**REQUIREMENTS**
Quote the whole listing word for word. Do not include the pictures.
---*---
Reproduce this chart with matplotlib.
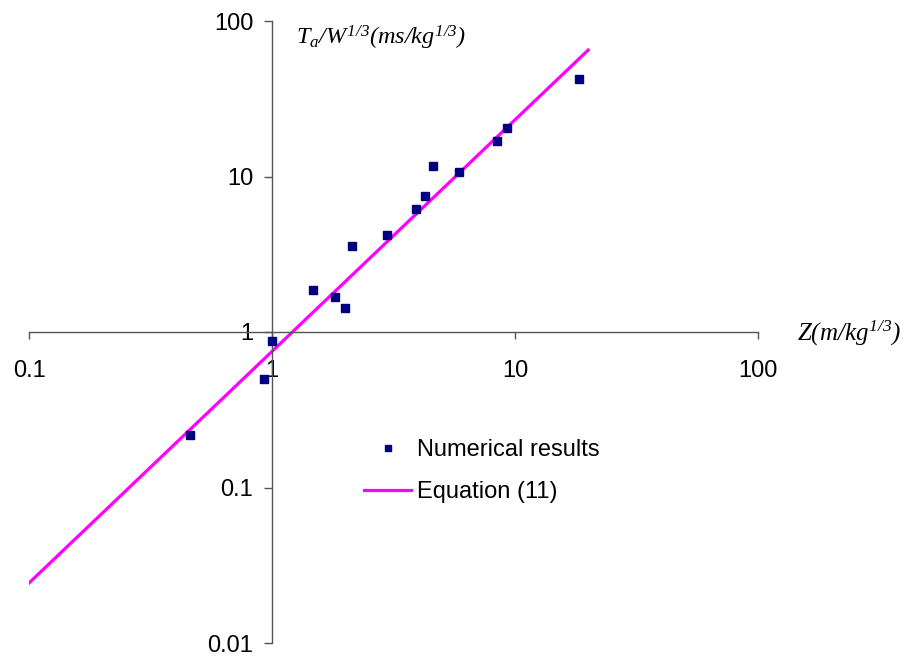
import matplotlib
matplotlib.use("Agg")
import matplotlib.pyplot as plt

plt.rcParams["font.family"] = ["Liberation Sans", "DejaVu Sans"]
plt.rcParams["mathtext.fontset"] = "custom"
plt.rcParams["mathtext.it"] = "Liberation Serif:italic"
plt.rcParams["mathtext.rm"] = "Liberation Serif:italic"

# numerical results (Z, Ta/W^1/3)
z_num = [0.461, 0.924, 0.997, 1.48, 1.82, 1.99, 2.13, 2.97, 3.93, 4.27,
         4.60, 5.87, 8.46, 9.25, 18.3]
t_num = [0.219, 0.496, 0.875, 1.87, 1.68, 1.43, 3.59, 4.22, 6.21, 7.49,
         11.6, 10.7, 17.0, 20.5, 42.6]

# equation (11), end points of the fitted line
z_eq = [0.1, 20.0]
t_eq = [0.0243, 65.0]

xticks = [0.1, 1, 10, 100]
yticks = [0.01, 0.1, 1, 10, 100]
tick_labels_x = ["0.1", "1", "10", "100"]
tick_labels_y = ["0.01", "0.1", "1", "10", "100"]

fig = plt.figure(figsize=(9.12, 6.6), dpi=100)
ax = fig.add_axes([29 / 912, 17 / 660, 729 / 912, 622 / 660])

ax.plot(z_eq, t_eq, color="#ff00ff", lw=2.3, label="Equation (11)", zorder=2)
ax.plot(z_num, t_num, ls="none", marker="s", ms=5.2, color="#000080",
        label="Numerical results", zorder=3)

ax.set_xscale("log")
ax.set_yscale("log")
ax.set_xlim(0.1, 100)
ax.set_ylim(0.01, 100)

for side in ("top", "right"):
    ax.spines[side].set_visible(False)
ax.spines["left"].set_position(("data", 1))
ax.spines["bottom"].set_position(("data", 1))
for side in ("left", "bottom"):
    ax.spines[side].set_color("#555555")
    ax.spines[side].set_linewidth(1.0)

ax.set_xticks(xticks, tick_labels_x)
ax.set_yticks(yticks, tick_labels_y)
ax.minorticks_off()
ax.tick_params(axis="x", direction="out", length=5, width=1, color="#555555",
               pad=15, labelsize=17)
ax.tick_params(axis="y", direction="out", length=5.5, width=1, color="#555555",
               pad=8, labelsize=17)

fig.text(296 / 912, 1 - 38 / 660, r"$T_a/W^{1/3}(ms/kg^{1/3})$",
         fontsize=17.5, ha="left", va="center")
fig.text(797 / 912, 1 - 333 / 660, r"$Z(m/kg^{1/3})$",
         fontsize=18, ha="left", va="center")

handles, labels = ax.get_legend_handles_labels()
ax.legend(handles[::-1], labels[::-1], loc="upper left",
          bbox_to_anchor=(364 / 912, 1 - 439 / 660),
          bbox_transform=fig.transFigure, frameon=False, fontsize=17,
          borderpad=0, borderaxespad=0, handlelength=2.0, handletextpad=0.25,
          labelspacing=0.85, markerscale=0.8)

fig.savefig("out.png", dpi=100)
---*---
**COMPLETE RESPONSE**
Reproduce this chart with matplotlib.
import matplotlib
matplotlib.use("Agg")
import matplotlib.pyplot as plt

plt.rcParams["font.family"] = ["Liberation Sans", "DejaVu Sans"]
plt.rcParams["mathtext.fontset"] = "custom"
plt.rcParams["mathtext.it"] = "Liberation Serif:italic"
plt.rcParams["mathtext.rm"] = "Liberation Serif:italic"

# numerical results (Z, Ta/W^1/3)
z_num = [0.461, 0.924, 0.997, 1.48, 1.82, 1.99, 2.13, 2.97, 3.93, 4.27,
         4.60, 5.87, 8.46, 9.25, 18.3]
t_num = [0.219, 0.496, 0.875, 1.87, 1.68, 1.43, 3.59, 4.22, 6.21, 7.49,
         11.6, 10.7, 17.0, 20.5, 42.6]

# equation (11), end points of the fitted line
z_eq = [0.1, 20.0]
t_eq = [0.0243, 65.0]

xticks = [0.1, 1, 10, 100]
yticks = [0.01, 0.1, 1, 10, 100]
tick_labels_x = ["0.1", "1", "10", "100"]
tick_labels_y = ["0.01", "0.1", "1", "10", "100"]

fig = plt.figure(figsize=(9.12, 6.6), dpi=100)
ax = fig.add_axes([29 / 912, 17 / 660, 729 / 912, 622 / 660])

ax.plot(z_eq, t_eq, color="#ff00ff", lw=2.3, label="Equation (11)", zorder=2)
ax.plot(z_num, t_num, ls="none", marker="s", ms=5.2, color="#000080",
        label="Numerical results", zorder=3)

ax.set_xscale("log")
ax.set_yscale("log")
ax.set_xlim(0.1, 100)
ax.set_ylim(0.01, 100)

for side in ("top", "right"):
    ax.spines[side].set_visible(False)
ax.spines["left"].set_position(("data", 1))
ax.spines["bottom"].set_position(("data", 1))
for side in ("left", "bottom"):
    ax.spines[side].set_color("#555555")
    ax.spines[side].set_linewidth(1.0)

ax.set_xticks(xticks, tick_labels_x)
ax.set_yticks(yticks, tick_labels_y)
ax.minorticks_off()
ax.tick_params(axis="x", direction="out", length=5, width=1, color="#555555",
               pad=15, labelsize=17)
ax.tick_params(axis="y", direction="out", length=5.5, width=1, color="#555555",
               pad=8, labelsize=17)

fig.text(296 / 912, 1 - 38 / 660, r"$T_a/W^{1/3}(ms/kg^{1/3})$",
         fontsize=17.5, ha="left", va="center")
fig.text(797 / 912, 1 - 333 / 660, r"$Z(m/kg^{1/3})$",
         fontsize=18, ha="left", va="center")

handles, labels = ax.get_legend_handles_labels()
ax.legend(handles[::-1], labels[::-1], loc="upper left",
          bbox_to_anchor=(364 / 912, 1 - 439 / 660),
          bbox_transform=fig.transFigure, frameon=False, fontsize=17,
          borderpad=0, borderaxespad=0, handlelength=2.0, handletextpad=0.25,
          labelspacing=0.85, markerscale=0.8)

fig.savefig("out.png", dpi=100)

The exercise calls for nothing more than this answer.